INPUT

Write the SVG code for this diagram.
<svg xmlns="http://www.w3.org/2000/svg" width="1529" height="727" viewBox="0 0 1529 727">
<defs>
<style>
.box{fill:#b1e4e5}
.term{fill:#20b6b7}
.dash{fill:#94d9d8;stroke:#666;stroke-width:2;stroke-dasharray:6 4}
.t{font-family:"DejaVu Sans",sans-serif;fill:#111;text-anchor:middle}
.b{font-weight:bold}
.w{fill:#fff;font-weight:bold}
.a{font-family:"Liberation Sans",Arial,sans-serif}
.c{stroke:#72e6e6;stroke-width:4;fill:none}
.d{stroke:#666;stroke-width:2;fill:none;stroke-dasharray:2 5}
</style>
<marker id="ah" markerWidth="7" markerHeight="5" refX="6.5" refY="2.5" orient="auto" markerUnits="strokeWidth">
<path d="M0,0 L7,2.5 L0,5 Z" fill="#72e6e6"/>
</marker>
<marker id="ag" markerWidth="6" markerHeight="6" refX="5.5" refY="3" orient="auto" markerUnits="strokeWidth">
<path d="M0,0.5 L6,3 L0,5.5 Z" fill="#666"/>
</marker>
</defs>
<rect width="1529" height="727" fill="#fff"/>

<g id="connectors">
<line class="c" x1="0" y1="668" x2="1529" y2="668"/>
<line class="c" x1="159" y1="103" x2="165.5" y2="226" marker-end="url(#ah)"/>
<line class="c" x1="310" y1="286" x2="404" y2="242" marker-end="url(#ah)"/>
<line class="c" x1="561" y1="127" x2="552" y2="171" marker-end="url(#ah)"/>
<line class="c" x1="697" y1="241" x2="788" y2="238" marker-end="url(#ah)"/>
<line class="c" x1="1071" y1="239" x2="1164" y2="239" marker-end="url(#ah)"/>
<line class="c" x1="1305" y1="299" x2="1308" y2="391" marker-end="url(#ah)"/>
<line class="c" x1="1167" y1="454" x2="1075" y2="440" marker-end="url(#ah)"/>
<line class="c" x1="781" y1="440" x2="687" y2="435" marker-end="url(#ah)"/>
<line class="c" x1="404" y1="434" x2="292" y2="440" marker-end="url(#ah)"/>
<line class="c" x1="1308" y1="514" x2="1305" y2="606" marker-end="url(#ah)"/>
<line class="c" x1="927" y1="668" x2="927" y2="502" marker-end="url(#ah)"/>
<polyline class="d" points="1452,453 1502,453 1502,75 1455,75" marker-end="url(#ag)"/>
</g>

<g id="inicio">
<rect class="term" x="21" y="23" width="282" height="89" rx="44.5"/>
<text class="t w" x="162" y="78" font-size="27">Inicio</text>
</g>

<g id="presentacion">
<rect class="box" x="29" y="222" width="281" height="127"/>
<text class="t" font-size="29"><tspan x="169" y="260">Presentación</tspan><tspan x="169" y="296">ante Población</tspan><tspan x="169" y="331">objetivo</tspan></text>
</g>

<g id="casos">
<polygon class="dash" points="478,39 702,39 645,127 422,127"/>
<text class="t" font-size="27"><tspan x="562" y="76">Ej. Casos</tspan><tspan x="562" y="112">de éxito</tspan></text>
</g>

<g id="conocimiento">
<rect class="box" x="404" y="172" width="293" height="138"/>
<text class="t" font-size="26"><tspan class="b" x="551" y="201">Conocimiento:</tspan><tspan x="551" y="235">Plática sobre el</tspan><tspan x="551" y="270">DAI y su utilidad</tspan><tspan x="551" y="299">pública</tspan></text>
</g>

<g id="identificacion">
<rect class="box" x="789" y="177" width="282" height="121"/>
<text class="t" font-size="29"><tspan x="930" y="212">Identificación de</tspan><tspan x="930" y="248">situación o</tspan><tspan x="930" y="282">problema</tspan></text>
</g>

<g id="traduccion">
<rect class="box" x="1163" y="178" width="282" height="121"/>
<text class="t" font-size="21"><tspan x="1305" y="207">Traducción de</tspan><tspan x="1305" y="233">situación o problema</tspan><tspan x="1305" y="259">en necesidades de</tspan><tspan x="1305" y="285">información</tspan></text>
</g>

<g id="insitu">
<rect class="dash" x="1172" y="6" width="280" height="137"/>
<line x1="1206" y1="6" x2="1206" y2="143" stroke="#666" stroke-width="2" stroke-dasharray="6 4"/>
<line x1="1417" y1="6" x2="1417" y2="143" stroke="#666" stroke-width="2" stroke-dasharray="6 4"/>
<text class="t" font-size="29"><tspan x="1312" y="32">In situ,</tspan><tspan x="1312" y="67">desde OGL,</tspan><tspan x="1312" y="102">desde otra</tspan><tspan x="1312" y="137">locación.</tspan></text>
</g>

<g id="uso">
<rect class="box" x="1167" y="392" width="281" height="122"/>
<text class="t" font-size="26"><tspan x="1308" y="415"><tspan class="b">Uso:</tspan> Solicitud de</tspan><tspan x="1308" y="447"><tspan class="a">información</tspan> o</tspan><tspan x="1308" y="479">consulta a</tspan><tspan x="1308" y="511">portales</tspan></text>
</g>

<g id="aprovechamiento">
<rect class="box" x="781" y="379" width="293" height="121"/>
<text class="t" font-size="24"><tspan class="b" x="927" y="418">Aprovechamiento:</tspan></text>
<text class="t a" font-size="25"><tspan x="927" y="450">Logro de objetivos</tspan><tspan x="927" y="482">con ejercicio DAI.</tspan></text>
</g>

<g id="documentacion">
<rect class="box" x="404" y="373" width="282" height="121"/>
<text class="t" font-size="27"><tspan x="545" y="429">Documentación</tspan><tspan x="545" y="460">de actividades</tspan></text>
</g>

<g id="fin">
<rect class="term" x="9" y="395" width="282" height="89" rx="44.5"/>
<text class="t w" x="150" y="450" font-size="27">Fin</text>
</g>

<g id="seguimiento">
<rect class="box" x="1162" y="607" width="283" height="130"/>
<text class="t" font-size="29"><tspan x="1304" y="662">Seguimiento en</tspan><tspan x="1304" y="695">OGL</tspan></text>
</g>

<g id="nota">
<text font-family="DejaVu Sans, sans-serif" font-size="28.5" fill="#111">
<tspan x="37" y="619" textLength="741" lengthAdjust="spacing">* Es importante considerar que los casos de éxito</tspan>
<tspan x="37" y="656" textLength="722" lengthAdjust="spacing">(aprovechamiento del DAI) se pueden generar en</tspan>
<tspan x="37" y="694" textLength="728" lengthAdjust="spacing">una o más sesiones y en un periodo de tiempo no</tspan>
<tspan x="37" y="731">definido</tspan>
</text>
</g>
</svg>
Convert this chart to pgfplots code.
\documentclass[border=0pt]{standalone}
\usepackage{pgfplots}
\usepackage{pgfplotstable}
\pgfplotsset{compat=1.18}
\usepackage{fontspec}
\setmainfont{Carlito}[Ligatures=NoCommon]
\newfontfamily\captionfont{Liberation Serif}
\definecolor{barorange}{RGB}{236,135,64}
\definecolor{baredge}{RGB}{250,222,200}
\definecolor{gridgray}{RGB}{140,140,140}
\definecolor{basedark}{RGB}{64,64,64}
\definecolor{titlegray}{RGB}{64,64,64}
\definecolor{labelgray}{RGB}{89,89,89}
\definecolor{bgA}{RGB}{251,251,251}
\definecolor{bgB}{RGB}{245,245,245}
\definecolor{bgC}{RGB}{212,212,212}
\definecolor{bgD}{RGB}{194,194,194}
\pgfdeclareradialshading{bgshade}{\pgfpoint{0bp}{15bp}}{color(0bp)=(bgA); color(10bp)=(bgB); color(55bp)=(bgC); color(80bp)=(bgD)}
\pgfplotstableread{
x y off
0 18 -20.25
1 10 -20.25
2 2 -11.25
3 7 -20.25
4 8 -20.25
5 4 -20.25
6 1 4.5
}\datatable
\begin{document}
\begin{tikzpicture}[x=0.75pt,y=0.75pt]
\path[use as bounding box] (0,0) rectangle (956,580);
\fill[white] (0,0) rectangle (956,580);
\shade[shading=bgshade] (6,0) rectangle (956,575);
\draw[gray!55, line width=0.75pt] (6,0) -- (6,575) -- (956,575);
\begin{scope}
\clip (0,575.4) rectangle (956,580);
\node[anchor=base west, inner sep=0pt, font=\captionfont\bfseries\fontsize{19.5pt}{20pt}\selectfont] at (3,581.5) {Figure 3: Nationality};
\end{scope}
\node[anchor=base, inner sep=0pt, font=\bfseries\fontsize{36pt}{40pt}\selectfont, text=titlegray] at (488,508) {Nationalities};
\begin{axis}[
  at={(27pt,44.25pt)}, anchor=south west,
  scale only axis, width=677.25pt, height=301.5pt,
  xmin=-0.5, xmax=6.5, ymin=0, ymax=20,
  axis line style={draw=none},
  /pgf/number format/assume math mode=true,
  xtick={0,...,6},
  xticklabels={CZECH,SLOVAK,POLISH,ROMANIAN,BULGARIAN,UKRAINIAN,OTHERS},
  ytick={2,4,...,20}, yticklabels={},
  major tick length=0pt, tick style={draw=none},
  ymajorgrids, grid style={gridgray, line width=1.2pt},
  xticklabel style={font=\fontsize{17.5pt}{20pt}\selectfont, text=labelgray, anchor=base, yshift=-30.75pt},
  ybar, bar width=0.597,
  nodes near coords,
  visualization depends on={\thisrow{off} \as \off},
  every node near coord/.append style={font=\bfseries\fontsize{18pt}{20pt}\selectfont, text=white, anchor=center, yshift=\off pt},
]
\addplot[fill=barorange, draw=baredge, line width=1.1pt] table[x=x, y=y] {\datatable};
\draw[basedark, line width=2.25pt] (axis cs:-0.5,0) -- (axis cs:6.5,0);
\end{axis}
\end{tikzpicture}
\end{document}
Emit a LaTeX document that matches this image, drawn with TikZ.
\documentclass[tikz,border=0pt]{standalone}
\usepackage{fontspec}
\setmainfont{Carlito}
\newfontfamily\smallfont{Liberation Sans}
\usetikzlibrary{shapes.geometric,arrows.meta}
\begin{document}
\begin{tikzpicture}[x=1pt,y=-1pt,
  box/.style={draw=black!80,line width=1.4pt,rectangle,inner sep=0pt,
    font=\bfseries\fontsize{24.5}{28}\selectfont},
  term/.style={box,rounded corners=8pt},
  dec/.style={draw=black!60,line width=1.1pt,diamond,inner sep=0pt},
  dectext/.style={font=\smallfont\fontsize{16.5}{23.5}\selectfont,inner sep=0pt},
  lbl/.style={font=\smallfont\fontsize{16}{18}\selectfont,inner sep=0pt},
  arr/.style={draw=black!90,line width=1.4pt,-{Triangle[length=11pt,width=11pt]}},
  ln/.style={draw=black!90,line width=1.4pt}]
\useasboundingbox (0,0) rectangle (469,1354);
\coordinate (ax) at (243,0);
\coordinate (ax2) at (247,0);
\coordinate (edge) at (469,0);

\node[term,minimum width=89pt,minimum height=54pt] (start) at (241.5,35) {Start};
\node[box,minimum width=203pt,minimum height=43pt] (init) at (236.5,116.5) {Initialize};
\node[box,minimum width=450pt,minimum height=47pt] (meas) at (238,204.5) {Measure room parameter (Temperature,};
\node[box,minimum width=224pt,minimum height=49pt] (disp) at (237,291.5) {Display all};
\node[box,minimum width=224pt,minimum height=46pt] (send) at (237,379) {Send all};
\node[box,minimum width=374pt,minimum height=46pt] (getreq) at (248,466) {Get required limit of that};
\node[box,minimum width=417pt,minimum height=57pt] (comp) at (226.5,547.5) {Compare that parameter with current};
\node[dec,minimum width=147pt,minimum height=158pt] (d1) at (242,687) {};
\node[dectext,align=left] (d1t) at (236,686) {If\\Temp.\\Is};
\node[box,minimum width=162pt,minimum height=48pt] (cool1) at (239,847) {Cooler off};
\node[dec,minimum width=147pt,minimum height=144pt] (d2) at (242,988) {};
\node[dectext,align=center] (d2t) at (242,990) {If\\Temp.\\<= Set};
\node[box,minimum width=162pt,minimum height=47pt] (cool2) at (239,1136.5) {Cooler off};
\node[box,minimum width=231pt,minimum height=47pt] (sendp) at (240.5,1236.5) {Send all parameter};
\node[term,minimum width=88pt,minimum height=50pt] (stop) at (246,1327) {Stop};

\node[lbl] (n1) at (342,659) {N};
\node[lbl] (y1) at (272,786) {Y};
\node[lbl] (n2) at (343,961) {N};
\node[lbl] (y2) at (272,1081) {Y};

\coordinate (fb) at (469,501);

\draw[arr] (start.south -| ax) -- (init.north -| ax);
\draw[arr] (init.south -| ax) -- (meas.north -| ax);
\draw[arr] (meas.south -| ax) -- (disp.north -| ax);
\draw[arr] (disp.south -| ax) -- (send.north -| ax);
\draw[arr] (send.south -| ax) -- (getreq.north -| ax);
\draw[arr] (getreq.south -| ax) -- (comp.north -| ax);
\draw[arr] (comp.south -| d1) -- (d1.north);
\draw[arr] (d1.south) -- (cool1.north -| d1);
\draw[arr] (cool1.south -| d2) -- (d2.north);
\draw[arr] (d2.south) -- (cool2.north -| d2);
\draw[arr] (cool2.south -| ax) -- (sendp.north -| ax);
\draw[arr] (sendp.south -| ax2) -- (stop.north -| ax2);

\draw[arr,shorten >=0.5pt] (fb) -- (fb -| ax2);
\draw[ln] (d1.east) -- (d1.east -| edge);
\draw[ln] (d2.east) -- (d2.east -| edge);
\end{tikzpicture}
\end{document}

TASK DESCRIPTION
Locate all lines holding the word "that", then copy them out.

WRITTEN SOLUTION
Emit a LaTeX document that matches this image, drawn with TikZ.
\node[box,minimum width=374pt,minimum height=46pt] (getreq) at (248,466) {Get required limit of that};
\node[box,minimum width=417pt,minimum height=57pt] (comp) at (226.5,547.5) {Compare that parameter with current};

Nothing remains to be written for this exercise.